Have you got better questions that you think might help us quantify the classroom experience? Click here to contribute.
- Ensure information is accessible and transparent
Google is doing an amazing job at facilitating this. Create a shared google sheet without any student personal information. If you want to visualize this data for easier consumption, create a simple chart.
If you are an analytics nerd like myself, you can easily create a dashboard in the data studio. It will look much nicer.
- Action the insight
It is clear that if we can bring down the number of lonely students in a classroom, we can improve the academic achievement of the overall class.
What are the activities we can do to make class more inclusive?
During my time as a maths teacher in a high school, I used quick competitions, quizzes, and projects on the presence of mathematics in nature, etc.
This is super fun and easy.
It easier to make an impact than we think.
- Make it inclusive
If we really want to progress fast, we need to learn from each other.
You can create a simple google sheet with columns for Insight, Action, and Impact. Since we are measuring the number of lonely students on a weekly basis, we can easily identify actions that impact our key metric.

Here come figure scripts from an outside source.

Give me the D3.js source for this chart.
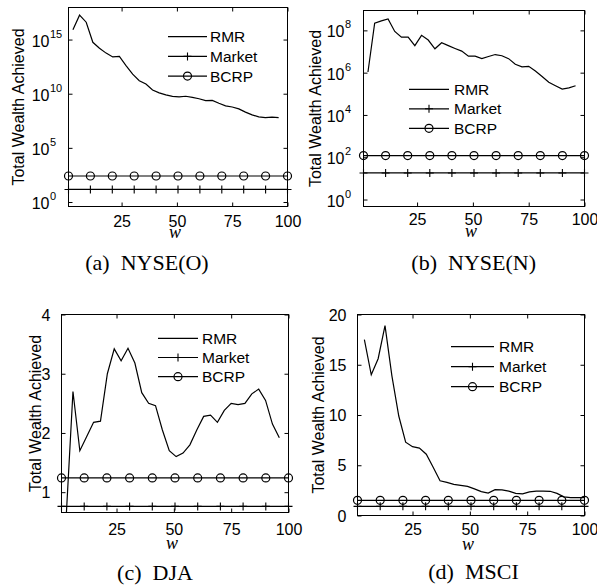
<!DOCTYPE html>
<html>
<head>
<meta charset="utf-8">
<script src="https://cdn.jsdelivr.net/npm/d3@7"></script>
<style>
  body { margin: 0; background: #fff; }
  text { font-family: 'Liberation Sans', Arial, sans-serif; fill: #000; }
  .serif { font-family: 'Liberation Serif', 'Times New Roman', serif; }
</style>
</head>
<body>
<svg id="chart" width="597" height="587"></svg>
<script>
// window sizes w
const w = [3, 6, 9, 12, 15, 18, 21, 24, 27, 30, 33, 36, 39, 42, 45, 48, 51, 54, 57, 60, 63, 66, 69, 72, 75, 78, 81, 84, 87, 90, 93, 96]
const wMSCI = [4, 7, 10, 13, 16, 19, 22, 25, 28, 31, 34, 37, 40, 43, 46, 49, 52, 55, 58, 61, 64, 67, 70, 73, 76, 79, 82, 85, 88, 91, 94, 97, 100]
const markerW = [1, 10.9, 20.8, 30.7, 40.6, 50.5, 60.4, 70.3, 80.2, 90.1, 100]
const xTicks = [25, 50, 75, 100]

// RMR total wealth
const rmrNYSEO = [7.9e15, 1.8e17, 4.0e16, 5.6e14, 1.6e14, 5.6e13, 2.5e13, 2.8e13, 4.0e12, 6.3e11, 1.6e11, 7.9e10, 2.2e10, 1.2e10, 7.9e9, 5.6e9,
  5.2e9, 5.8e9, 4.6e9, 3.4e9, 2.3e9, 2.4e9, 1.3e9, 7.6e8, 5.9e8, 4.0e8, 2.0e8, 1.1e8, 7.2e7, 6.3e7, 6.9e7, 6.3e7]
const rmrNYSEN = [1.07e6, 2.2e8, 2.8e8, 3.5e8, 8.9e7, 4.8e7, 4.8e7, 1.9e7, 5.8e7, 3.5e7, 1.35e7, 2.6e7, 1.9e7, 1.4e7, 1.05e7, 6.0e6,
  6.0e6, 4.6e6, 5.8e6, 7.2e6, 6.3e6, 4.6e6, 2.5e6, 1.9e6, 2.0e6, 1.2e6, 6.6e5, 3.5e5, 2.4e5, 1.66e5, 1.9e5, 2.4e5]
const rmrDJA = [0.55, 2.70, 1.70, 1.94, 2.18, 2.20, 3.0, 3.42, 3.22, 3.43, 3.18, 2.68, 2.50, 2.46, 2.05, 1.70,
  1.60, 1.66, 1.80, 2.05, 2.28, 2.30, 2.18, 2.38, 2.50, 2.48, 2.50, 2.66, 2.74, 2.55, 2.15, 1.92]
const rmrMSCI = [17.5, 14.0, 15.6, 18.9, 13.9, 9.9, 7.3, 6.85, 6.7, 6.1, 4.8, 3.45, 3.3, 3.1, 3.0, 2.9,
  2.65, 2.38, 2.23, 2.57, 2.55, 2.42, 2.2, 2.15, 2.35, 2.43, 2.42, 2.41, 2.2, 1.85, 1.77, 1.77, 1.77]

// benchmarks (constant in w)
const market = [14.50, 18.06, 0.76, 0.91]
const bcrp = [250.60, 120.32, 1.24, 1.51]

// y ticks
const yTicksNYSEO = [1, 1e5, 1e10, 1e15]
const yTicksNYSEN = [1, 1e2, 1e4, 1e6, 1e8]
const yTicksDJA = [1, 2, 3, 4]
const yTicksMSCI = [0, 5, 10, 15, 20]

const legendNames = ['RMR', 'Market', 'BCRP']
const captions = [['(a)', 'NYSE(O)'], ['(b)', 'NYSE(N)'], ['(c)', 'DJA'], ['(d)', 'MSCI']]

const panels = [
  { ws: w, rmr: rmrNYSEO, log: true, yDomain: [10 ** -0.415, 10 ** 17.96], yTicks: yTicksNYSEO,
    box: [68.5, 7.5, 287.5, 206.5], leg: [168, 207, 210, 36.7, 19.7], ylabX: 18, capX: 147, capY: 270, tickY: 226.5, wY: 238 },
  { ws: w, rmr: rmrNYSEN, log: true, yDomain: [10 ** -0.33, 10 ** 8.94], yTicks: yTicksNYSEN,
    box: [363.5, 10.5, 584.5, 206.5], leg: [409, 449, 454, 89.3, 19.5], ylabX: 315.5, capX: 473.7, capY: 270, tickY: 225, wY: 237 },
  { ws: w, rmr: rmrDJA, log: false, yDomain: [0.657, 4], yTicks: yTicksDJA,
    box: [61.5, 314.5, 288.5, 512.5], leg: [158, 198, 202, 338.3, 19.2], ylabX: 35, capX: 155, capY: 580, tickY: 535, wY: 549 },
  { ws: wMSCI, rmr: rmrMSCI, log: false, yDomain: [0, 20], yTicks: yTicksMSCI,
    box: [357.5, 314.5, 584.5, 515.5], leg: [451, 494, 499, 346.7, 20], ylabX: 318, capX: 473.5, capY: 579, tickY: 535, wY: 550 }
]

const svg = d3.select('#chart')

function plus (sel, cx, cy, s) {
  sel.append('path')
    .attr('d', `M${cx - s},${cy}H${cx + s}M${cx},${cy - s}V${cy + s}`)
    .attr('stroke', '#000').attr('stroke-width', 1.1).attr('fill', 'none')
}

panels.forEach((p, i) => {
  let [x0, y0, x1, y1] = p.box
  let x = d3.scaleLinear().domain([1, 100]).range([x0, x1])
  let y = (p.log ? d3.scaleLog() : d3.scaleLinear()).domain(p.yDomain).range([y1, y0])
  let g = svg.append('g')

  g.append('clipPath').attr('id', 'clip' + i)
    .append('rect').attr('x', x0).attr('y', y0).attr('width', x1 - x0).attr('height', y1 - y0)

  // ticks, inside on all four sides
  let strip = a => a.select('.domain').remove()
  g.append('g').attr('transform', `translate(0,${y1})`)
    .call(d3.axisBottom(x).tickValues(xTicks).tickSize(-4).tickPadding(0)).call(strip)
    .call(a => a.selectAll('text').attr('y', p.tickY - y1).attr('dy', null)
      .style('font-size', '16px').style('font-family', null))
  g.append('g').attr('transform', `translate(0,${y0})`)
    .call(d3.axisTop(x).tickValues(xTicks).tickSize(-4).tickFormat('')).call(strip)
  g.append('g').attr('transform', `translate(${x1},0)`)
    .call(d3.axisRight(y).tickValues(p.yTicks).tickSize(-4).tickFormat('')).call(strip)
  let left = g.append('g').attr('transform', `translate(${x0},0)`)
    .call(d3.axisLeft(y).tickValues(p.yTicks).tickSize(-4).tickFormat('')).call(strip)
  g.selectAll('.tick line').attr('stroke', '#000')

  if (p.log) {
    p.yTicks.forEach(t => {
      let ty = y(t)
      left.append('text').attr('x', -19).attr('y', ty + 7).attr('text-anchor', 'end')
        .style('font-size', '16px').text('10')
      left.append('text').attr('x', -18.5).attr('y', ty - 2).attr('text-anchor', 'start')
        .style('font-size', '11px').text(Math.round(Math.log10(t)))
    })
  } else {
    p.yTicks.forEach(t => {
      left.append('text').attr('x', -11).attr('y', y(t) + 6).attr('text-anchor', 'end')
        .style('font-size', '16px').text(t)
    })
  }

  // benchmark lines
  g.append('line').attr('x1', x(1)).attr('x2', x(100)).attr('y1', y(market[i])).attr('y2', y(market[i]))
    .attr('stroke', '#000').attr('stroke-width', 1.2)
  g.append('line').attr('x1', x(1)).attr('x2', x(100)).attr('y1', y(bcrp[i])).attr('y2', y(bcrp[i]))
    .attr('stroke', '#000').attr('stroke-width', 1.2)
  markerW.forEach(m => plus(g, x(m), y(market[i]), 4))
  g.selectAll('.bcrp').data(markerW).enter().append('circle')
    .attr('cx', d => x(d)).attr('cy', y(bcrp[i])).attr('r', 4)
    .attr('fill', 'none').attr('stroke', '#000').attr('stroke-width', 1.2)

  // RMR line
  let line = d3.line().x((d, k) => x(p.ws[k])).y(d => y(d))
  g.append('path').datum(p.rmr).attr('d', line).attr('clip-path', `url(#clip${i})`)
    .attr('fill', 'none').attr('stroke', '#000').attr('stroke-width', 1.2)

  // box
  g.append('rect').attr('x', x0).attr('y', y0).attr('width', x1 - x0).attr('height', y1 - y0)
    .attr('fill', 'none').attr('stroke', '#000').attr('stroke-width', 1)

  // legend
  let [lx0, lx1, tx, ly, dy] = p.leg
  legendNames.forEach((name, k) => {
    let yy = ly + k * dy
    g.append('line').attr('x1', lx0).attr('x2', lx1).attr('y1', yy).attr('y2', yy)
      .attr('stroke', '#000').attr('stroke-width', 1.2)
    if (k === 1) plus(g, (lx0 + lx1) / 2, yy, 4)
    if (k === 2) {
      g.append('circle').attr('cx', (lx0 + lx1) / 2).attr('cy', yy).attr('r', 4)
        .attr('fill', 'none').attr('stroke', '#000').attr('stroke-width', 1.2)
    }
    g.append('text').attr('x', tx).attr('y', yy + 5.5).style('font-size', '15.5px').text(name)
  })

  // axis labels
  g.append('text')
    .attr('transform', `translate(${p.ylabX},${(y0 + y1) / 2}) rotate(-90)`)
    .attr('text-anchor', 'middle').attr('dy', '0.36em')
    .style('font-size', '16px').text('Total Wealth Achieved')
  g.append('text').attr('class', 'serif').attr('x', (x0 + x1) / 2 - 3).attr('y', p.wY)
    .attr('text-anchor', 'middle').style('font-size', '18px').style('font-style', 'italic').text('w')

  // caption
  let cap = g.append('text').attr('class', 'serif').attr('x', p.capX).attr('y', p.capY)
    .attr('text-anchor', 'middle').style('font-size', '22px')
  cap.append('tspan').text(captions[i][0])
  cap.append('tspan').attr('dx', 11).text(captions[i][1])
})
</script>
</body>
</html>
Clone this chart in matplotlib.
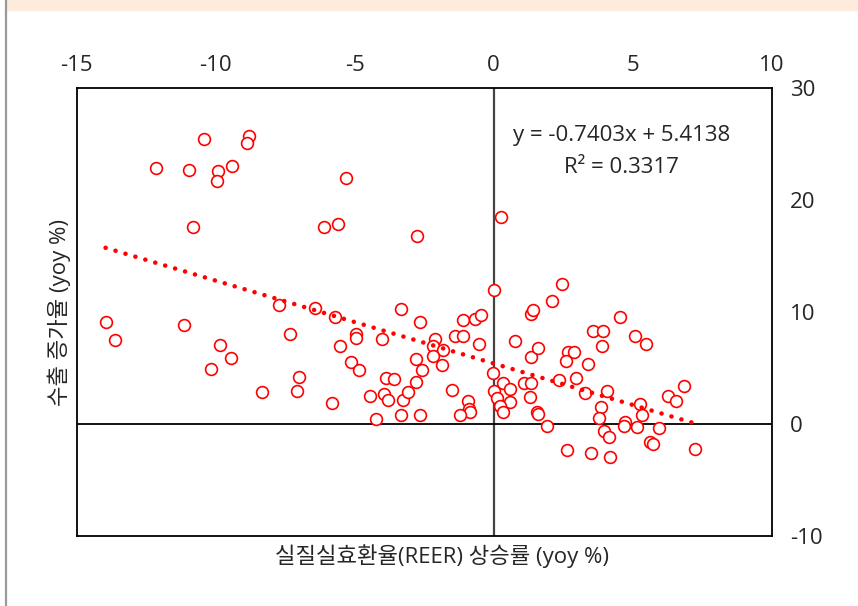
import matplotlib
matplotlib.use("Agg")
import matplotlib.pyplot as plt
import numpy as np

plt.rcParams['font.family'] = ['Open Sans', 'Noto Sans CJK KR', 'DejaVu Sans']
plt.rcParams['axes.unicode_minus'] = False

# REER 상승률 (x) vs 수출 증가율 (y), yoy %
reer_x = [-10.42, -8.79, -8.88, -12.14, -10.97, -9.93, -9.95, -9.42, -5.30, -10.83,
          -6.09, -5.59, -13.96, -11.15, -7.73, -6.42, -5.71, -2.75, 0.25, 0.00,
          -3.35, -2.65, -1.12, -0.67, -0.46, 1.33, 1.40, 2.11, 2.44, 4.55,
          -13.61, -7.32, -9.86, -9.46, -10.18, -7.00, -7.09, -8.35, -5.83, -5.54,
          -4.97, -4.96, -5.14, -4.83, -4.02, -3.88, -3.58, -4.44, -3.95, -3.79,
          -3.26, -3.08, -2.78, -2.81, -2.59, -4.23, -3.35, -2.65, -2.11, -2.19,
          -1.82, -2.17, -1.85, -1.39, -1.10, -0.54, -1.51, -0.94, -0.88, -0.85,
          -1.21, -0.01, 0.32, 0.01, 0.12, 0.60, 0.58, 0.24, 0.32, 0.76,
          1.33, 1.58, 1.09, 1.34, 1.32, 1.55, 1.59, 1.91, 2.34, 2.64,
          3.49, 4.19, 2.95, 2.68, 2.90, 2.61, 3.38, 3.58, 3.92, 3.90,
          3.29, 4.06, 3.86, 3.80, 3.95, 4.16, 4.72, 4.67, 5.14, 5.10,
          5.49, 6.85, 6.26, 6.56, 5.26, 5.32, 5.95, 5.62, 5.72, 7.25]
export_y = [25.50, 25.71, 25.14, 22.85, 22.70, 22.58, 21.74, 23.06, 21.98, 17.58,
            17.60, 17.87, 9.09, 8.85, 10.61, 10.37, 9.56, 16.83, 18.50, 11.95,
            10.28, 9.09, 9.27, 9.41, 9.77, 9.87, 10.19, 11.02, 12.51, 9.56,
            7.53, 8.04, 7.06, 5.92, 4.89, 4.20, 2.98, 2.89, 1.88, 7.00,
            8.07, 7.66, 5.57, 4.83, 7.62, 4.14, 3.99, 2.50, 2.68, 2.12,
            2.12, 2.89, 3.75, 5.81, 4.85, 0.45, 0.80, 0.83, 7.57, 7.00,
            6.59, 6.08, 5.25, 7.89, 7.89, 7.18, 3.01, 2.06, 1.37, 1.07,
            0.80, 4.56, 3.69, 2.98, 2.35, 3.10, 1.99, 1.61, 1.10, 7.42,
            5.96, 6.79, 3.66, 3.66, 2.44, 1.07, 0.89, -0.18, 3.93, -2.32,
            -2.59, -2.90, 4.08, 6.46, 6.46, 5.60, 5.41, 8.28, 8.28, 6.94,
            2.79, 2.99, 1.49, 0.58, -0.65, -1.12, 0.21, -0.15, -0.29, 7.91,
            7.12, 3.42, 2.53, 2.06, 1.79, 0.83, -0.38, -1.58, -1.79, -2.21]

# linear trend (Excel style)
slope = -0.7403
intercept = 5.4138
r_squared = 0.3317

x_ticks = [-15, -10, -5, 0, 5, 10]
y_ticks = [-10, 0, 10, 20, 30]

fig = plt.figure(figsize=(8.58, 6.06), dpi=100)
W, H = 858, 606

# page frame: peach strip on top, grey rule on the left
fig.patches.append(plt.Rectangle((7 / W, 1 - 10 / H), 1, 10 / H,
                                 transform=fig.transFigure, color="#FDEBDC", zorder=0))
fig.lines.append(plt.Line2D([5.5 / W, 5.5 / W], [0, 1], transform=fig.transFigure,
                            color="#9a9a9a", lw=1.6))

ax = fig.add_axes([76.7 / W, 70 / H, 695 / W, 447.7 / H])
ax.set_xlim(-15, 10)
ax.set_ylim(-10, 30)

ax.axvline(0, color="#444444", lw=1.6, zorder=1)
ax.axhline(0, color="black", lw=1.3, zorder=1)

ax.scatter(reer_x, export_y, s=72, facecolors="white", edgecolors="#FF0000",
           linewidths=1.2, zorder=3)

tx = np.array([min(reer_x), max(reer_x)])
ax.plot(tx, slope * tx + intercept, color="#FF0000", lw=3.3,
        linestyle=(0, (0.01, 2.25)), dash_capstyle="round", zorder=4)

for s in ax.spines.values():
    s.set_color("black")
    s.set_linewidth(1.3)

ax.xaxis.tick_top()
ax.yaxis.tick_right()
ax.set_xticks(x_ticks)
ax.set_yticks(y_ticks)
ax.tick_params(axis="both", length=0, labelsize=16, colors="#262626")
ax.tick_params(axis="x", pad=9)
ax.tick_params(axis="y", pad=13)

ax.text(0.784, 0.895, f"y = {slope}x + {intercept}", transform=ax.transAxes,
        ha="center", va="center", fontsize=16, color="#262626")
ax.text(0.784, 0.823, f"R² = {r_squared}", transform=ax.transAxes,
        ha="center", va="center", fontsize=16, color="#262626")

fig.text(442 / W, 1 - 556 / H, "실질실효환율(REER) 상승률 (yoy %)", ha="center",
         va="center", fontsize=16, color="#262626")
fig.text(59 / W, 1 - 312 / H, "수출 증가율 (yoy %)", ha="center", va="center",
         rotation=90, fontsize=16, color="#262626")

fig.savefig("out.png", dpi=100)
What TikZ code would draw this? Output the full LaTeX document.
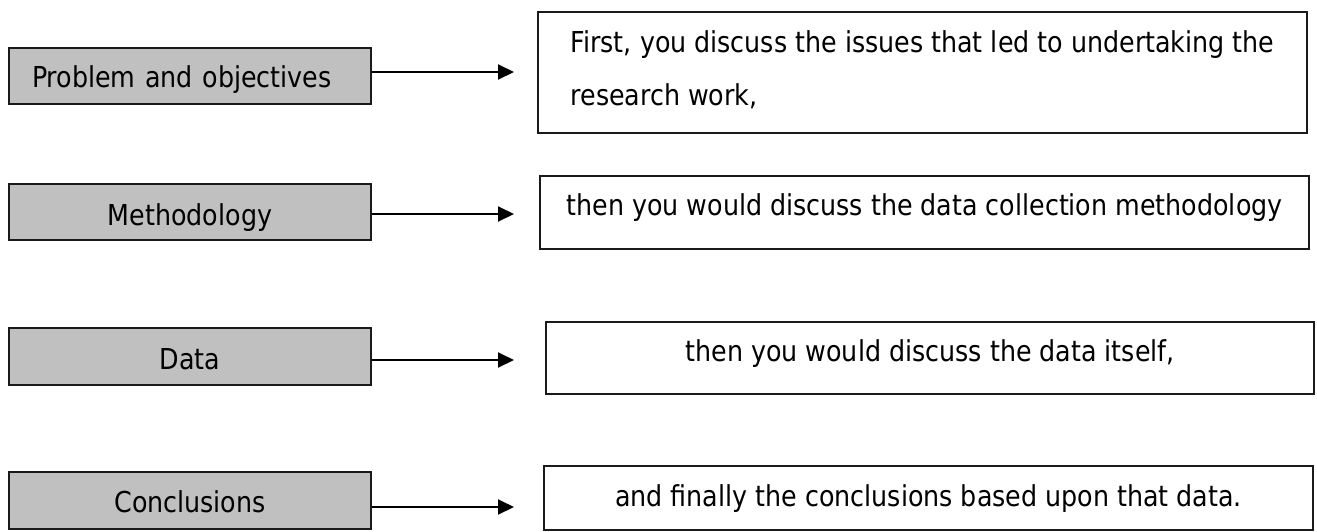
\documentclass[tikz,border=0pt]{standalone}
\usepackage{fontspec}
\setmainfont{DejaVu Sans}[FakeStretch=0.88]
\usetikzlibrary{arrows.meta}
\definecolor{boxgray}{HTML}{C0C0C0}
\definecolor{boxline}{HTML}{1A1A1A}
\begin{document}
\begin{tikzpicture}[x=1pt,y=-1pt,
  every node/.style={font=\fontsize{28.8}{53.4}\selectfont, text=black},
  gbox/.style={draw=boxline, line width=2pt, fill=boxgray, minimum width=362pt,
    minimum height=56.5pt, inner sep=0pt, text height=24pt, text depth=0pt},
  wbox/.style={draw=boxline, line width=2pt, fill=white, minimum width=769pt,
    inner sep=0pt, text depth=0pt},
  arr/.style={draw=black, line width=2pt, -{Triangle[length=16pt,width=15pt]}}]
\useasboundingbox (0,0) rectangle (1317,531);

% left grey boxes
\node[gbox, align=left, text width=316pt, inner xsep=23pt, text height=22pt] (g1) at (190,76) {Problem and objectives};
\node[gbox, text height=26pt] (g2) at (190,212) {Methodology};
\node[gbox, text height=25pt] (g3) at (190,356.5) {Data};
\node[gbox, text height=23pt] (g4) at (190,500.5) {Conclusions};

% right white boxes
\node[wbox, minimum height=121pt, inner xsep=21pt, text height=21pt, text depth=61.4pt] (r1) at (922.5,72.5)
  {\vtop{\hsize=727pt \hbox{First, you discuss the issues that led to undertaking the}\hbox{research work,}}};
\node[wbox, minimum height=73pt, text height=6.4pt] (r2) at (924.5,212.3) {then you would discuss the data collection methodology};
\node[wbox, minimum width=768pt, minimum height=72pt, text height=6pt] (r3) at (930,358) {then you would discuss the data itself,};
\node[wbox, minimum height=64pt, text height=16pt] (r4) at (928.5,498) {and finally the conclusions based upon that data.};

% arrow tips
\coordinate (e1) at (514,72);
\coordinate (e2) at (514,214);
\coordinate (e3) at (514,360);
\coordinate (e4) at (514,507);

\draw[arr] (g1.east |- e1) -- (e1);
\draw[arr] (g2.east |- e2) -- (e2);
\draw[arr] (g3.east |- e3) -- (e3);
\draw[arr] (g4.east |- e4) -- (e4);
\end{tikzpicture}
\end{document}
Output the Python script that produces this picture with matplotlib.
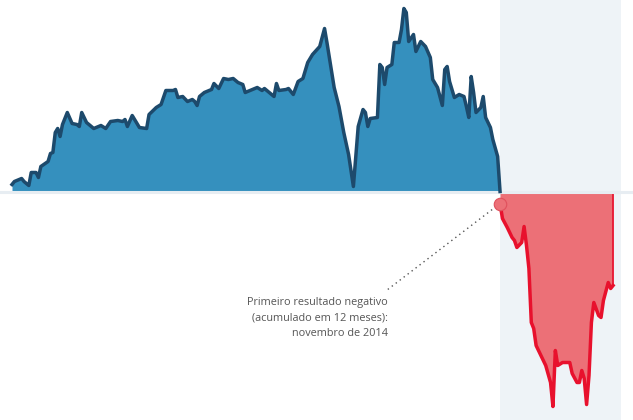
import matplotlib
matplotlib.use("Agg")
import matplotlib.pyplot as plt

# Months counted from Dec 1997 (month 0); values: 12-month accumulated primary result
pos_months = [0, 1, 4, 5, 7, 8, 10, 11, 12, 15, 16, 17, 18, 19, 20, 21, 23, 25, 27, 28,
              29, 31, 34, 37, 39, 41, 44, 46, 47, 48, 50, 52, 53, 56, 57, 60, 62, 64, 67, 68,
              69, 71, 73, 75, 76, 77, 78, 80, 82, 83, 84, 86, 88, 90, 92, 94, 96, 97, 100, 102,
              104, 105, 107, 109, 110, 111, 114, 115, 117, 119, 121, 123, 125, 128, 130, 131, 134, 136, 138, 140,
              142, 144, 146, 147, 148, 149, 152, 153, 154, 155, 156, 158, 159, 161, 162, 163, 164, 165, 167, 168,
              170, 172, 174, 175, 177, 179, 180, 181, 182, 184, 186, 188, 189, 190, 191, 192, 193, 195, 196, 197,
              199, 200, 202, 203]
pos_values = [0.07, 0.10, 0.13, 0.10, 0.06, 0.19, 0.19, 0.14, 0.25, 0.30, 0.38, 0.39, 0.59, 0.63, 0.55, 0.67, 0.79, 0.68, 0.67, 0.65,
              0.79, 0.69, 0.63, 0.66, 0.63, 0.70, 0.71, 0.70, 0.72, 0.65, 0.76, 0.68, 0.64, 0.63, 0.77, 0.84, 0.87, 1.01, 1.01, 1.02,
              0.94, 0.95, 0.90, 0.92, 0.90, 0.86, 0.95, 0.99, 1.01, 1.02, 1.08, 1.03, 1.13, 1.12, 1.13, 1.09, 1.07, 0.99, 1.02, 1.04,
              1.01, 1.03, 0.99, 0.95, 1.08, 1.01, 1.02, 1.03, 0.97, 1.10, 1.13, 1.29, 1.37, 1.45, 1.63, 1.49, 1.04, 0.85, 0.59, 0.37,
              0.05, 0.65, 0.82, 0.79, 0.65, 0.73, 0.74, 1.27, 1.24, 1.07, 1.24, 1.27, 1.49, 1.49, 1.62, 1.83, 1.79, 1.50, 1.57, 1.40,
              1.50, 1.45, 1.34, 1.12, 1.04, 0.86, 1.22, 1.25, 1.10, 0.94, 0.97, 0.95, 0.85, 0.74, 1.15, 0.99, 0.79, 0.84, 0.95, 0.74,
              0.64, 0.52, 0.35, 0.0]

neg_months = [203, 204, 206, 208, 209, 210, 212, 213, 214, 215, 216, 217, 218, 220, 222, 224, 225, 226, 227, 229,
              232, 233, 235, 236, 237, 238, 239, 240, 241, 242, 244, 245, 246, 248, 249, 250]
neg_values = [-0.12, -0.27, -0.36, -0.46, -0.49, -0.56, -0.51, -0.35, -0.54, -0.77, -1.31, -1.37, -1.54, -1.64, -1.74, -1.91, -2.15, -1.59, -1.74, -1.71,
              -1.71, -1.82, -1.91, -1.91, -1.79, -1.87, -2.13, -1.84, -1.31, -1.11, -1.24, -1.26, -1.09, -0.91, -0.97, -0.94]

shade_start, shade_end = 203, 253.3
first_negative = (203, -0.12)
note_anchor = (156, -0.985)
note_text = "Primeiro resultado negativo\n(acumulado em 12 meses):\nnovembro de 2014"

fig = plt.figure(figsize=(6.33, 4.20), dpi=100)
ax = fig.add_axes([0, 0, 1, 1])
ax.set_xlim(-4.99, 258.3)
ax.set_ylim(-2.285, 1.915)
ax.axis("off")

ax.axvspan(shade_start, shade_end, color="#eef3f7", zorder=0, lw=0)

ax.fill_between(pos_months, pos_values, 0, color="#3590be", lw=0, zorder=1)
ax.plot(pos_months, pos_values, color="#1d4a6c", lw=2.5, zorder=4, solid_joinstyle="round")

ax.fill_between(neg_months, neg_values, 0, color="#ec7077", lw=0, zorder=1)
ax.plot(neg_months, neg_values, color="#e8112d", lw=2.5, zorder=4, solid_joinstyle="round")
ax.plot([neg_months[-1], neg_months[-1]], [neg_values[-1], 0], color="#e8112d", lw=1.2, zorder=2)

ax.axhline(0, color="#e7edf2", lw=2.2, zorder=3)

ax.plot([first_negative[0], note_anchor[0]], [first_negative[1], note_anchor[1]],
        color="#555555", lw=1.0, linestyle=(0, (1, 2.6)), zorder=5)
ax.plot([first_negative[0]], [first_negative[1]], "o", ms=9, mfc="#ec7077", mec="#e0505c",
        mew=0.8, zorder=6)

ax.text(note_anchor[0] + 0.2, note_anchor[1] - 0.065, note_text, ha="right", va="top",
        fontsize=7.8, family="Open Sans", color="#555555", linespacing=1.62, multialignment="right")

fig.savefig("out.png", dpi=100)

Google Sheets will help you get started. Once you start scaling, you might have to look at better alternatives.
There are probably more interesting ways to make the classroom inclusive. Have you come across any tricks? Click here and add it to the common Google sheet.
This is nothing new or complex. All we have to do is identify a metric (a certain point of view) and be methodical.
Making efforts measurable will make it transparent. Transparency helps us understand what’s going right and what areas need improvement. Take the learning from what is going right and apply it to the areas that need improvement.
We believe this thought process of making things measurable, transparent, and inclusive can eventually help us to improve the education experience of Sri Lankan students; maybe even of the world if we are lucky! All it needs is some focused effort.